Menurut dia, tidak bisa ditampik ketika ke kampus, misalnya ke Universitas Indonesia (UI), banyak berjumpa dengan mahasiswa yang menjajakan makanan-makanan kudapan.
Kondisi tersebut, kata Sekretaris Program Sosiologi Unas itu, juga berlaku di beberapa universitas lain.
“Yang lebih memprihatinkan lagi, akibat sistem ini adalah berkembangnya habitus yang lain, yakni datang ke acara-acara `talk show` televisi, motifnya untuk mendapatkan dana tambahan untuk UKM mereka,” kata anggota peneliti Kelompok Studi Perdesaan UI itu.
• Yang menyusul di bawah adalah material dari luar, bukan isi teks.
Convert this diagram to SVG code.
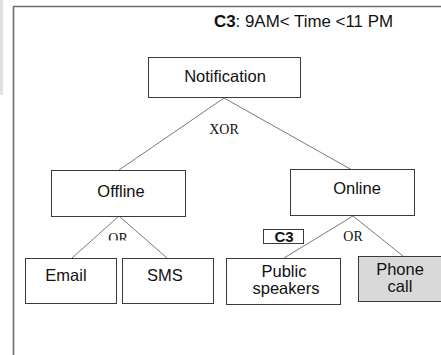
<svg xmlns="http://www.w3.org/2000/svg" width="441" height="355" viewBox="0 0 441 355">
  <style>
    .box { fill: #ffffff; stroke: #3a3a3a; stroke-width: 1; }
    .box.grey { fill: #d9d9d9; }
    .lbl { font-family: "Liberation Sans", Arial, sans-serif; font-size: 16.5px; fill: #111111; text-anchor: middle; }
    .op { font-family: "Liberation Serif", "Times New Roman", serif; font-size: 14px; fill: #111111; text-anchor: middle; }
    .edge { stroke: #7a7a7a; stroke-width: 1; fill: none; }
  </style>
  <defs>
    <clipPath id="orClip">
      <rect x="100" y="225" width="40" height="15.5"/>
    </clipPath>
  </defs>

  <rect x="0" y="0" width="441" height="355" fill="#ffffff"/>
  <!-- side strip -->
  <rect x="0" y="0" width="3" height="95" fill="#e2e2e2"/>
  <!-- outer frame -->
  <path d="M13.5 355 V6.5 H441" fill="none" stroke="#6e6e6e" stroke-width="1.6"/>

  <!-- context condition -->
  <text x="214" y="27" font-family="Liberation Sans, Arial, sans-serif" font-size="16.9" fill="#111111"><tspan font-weight="bold">C3</tspan>: 9AM&lt; Time &lt;11 PM</text>

  <g id="connectors">
    <line class="edge" x1="224" y1="98" x2="119" y2="170"/>
    <line class="edge" x1="224" y1="98" x2="352" y2="170"/>
    <line class="edge" x1="119" y1="216" x2="72" y2="258"/>
    <line class="edge" x1="119" y1="216" x2="167" y2="258"/>
    <line class="edge" x1="353" y1="216" x2="284" y2="258"/>
    <line class="edge" x1="353" y1="216" x2="403" y2="256"/>
    <text class="op" x="224" y="134">XOR</text>
    <text class="op" x="118" y="242.5" clip-path="url(#orClip)">OR</text>
    <text class="op" x="353" y="241">OR</text>
  </g>

  <g id="notification">
    <rect class="box" x="148.5" y="57.5" width="152" height="40"/>
    <text class="lbl" x="225" y="82">Notification</text>
  </g>

  <g id="offline">
    <rect class="box" x="51.5" y="170.5" width="134" height="46"/>
    <text class="lbl" x="121" y="197">Offline</text>
  </g>

  <g id="online">
    <rect class="box" x="290.5" y="169.5" width="124" height="46"/>
    <text class="lbl" x="357" y="194">Online</text>
  </g>

  <g id="email">
    <rect class="box" x="25.5" y="258.5" width="91" height="45"/>
    <text class="lbl" x="66" y="281">Email</text>
  </g>

  <g id="sms">
    <rect class="box" x="122.5" y="258.5" width="91" height="45"/>
    <text class="lbl" x="165" y="281">SMS</text>
  </g>

  <g id="public-speakers">
    <rect class="box" x="226.5" y="258.5" width="114" height="46"/>
    <text class="lbl" x="284" y="277">Public</text>
    <text class="lbl" x="286" y="294">speakers</text>
  </g>

  <g id="phone-call">
    <rect class="box grey" x="358.5" y="256.5" width="90" height="45"/>
    <text class="lbl" x="400" y="275">Phone</text>
    <text class="lbl" x="400" y="292">call</text>
  </g>

  <g id="c3-tag">
    <rect class="box" x="263.5" y="229.5" width="40" height="14"/>
    <text x="284" y="241.5" font-family="Liberation Sans, Arial, sans-serif" font-size="15" font-weight="bold" fill="#111111" text-anchor="middle">C3</text>
  </g>
</svg>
“Jadi asumsi kita jika `talk show` dihadiri oleh mahasiswa karena mereka ingin memperluas pengetahuan, tidak berlaku dalam hal ini. Orientasi utama mereka adalah `fee` yang diberikan oleh stasiun TV yang menayangkan acara tersebut,” tambahnya.
Menurut penilaiannya, sistem pendidikan yang sekarang tidak menstimulan para siswa atau mahasiswa untuk melakukan tindakan yang inovatif, dan berpikir yang kreatif.
“Saya kira, sebaiknya sistem `kulakan` tersebut harus segera dieliminir dalam sistem pendidikan kita. Kita
terapkan sistem pendidikan yang sesuai dengan konstitusi kita,” katanya.
“Ideologi kita adalah Pancasila. Seharusnya ideologi yang diterapkan dalam sistem pendidikan kita, ya Pancasila. Bukan sistem `kulakan`. Jika tidak bangsa kita akan sulit mencapai kemajuan,” demikian Nia Elvina.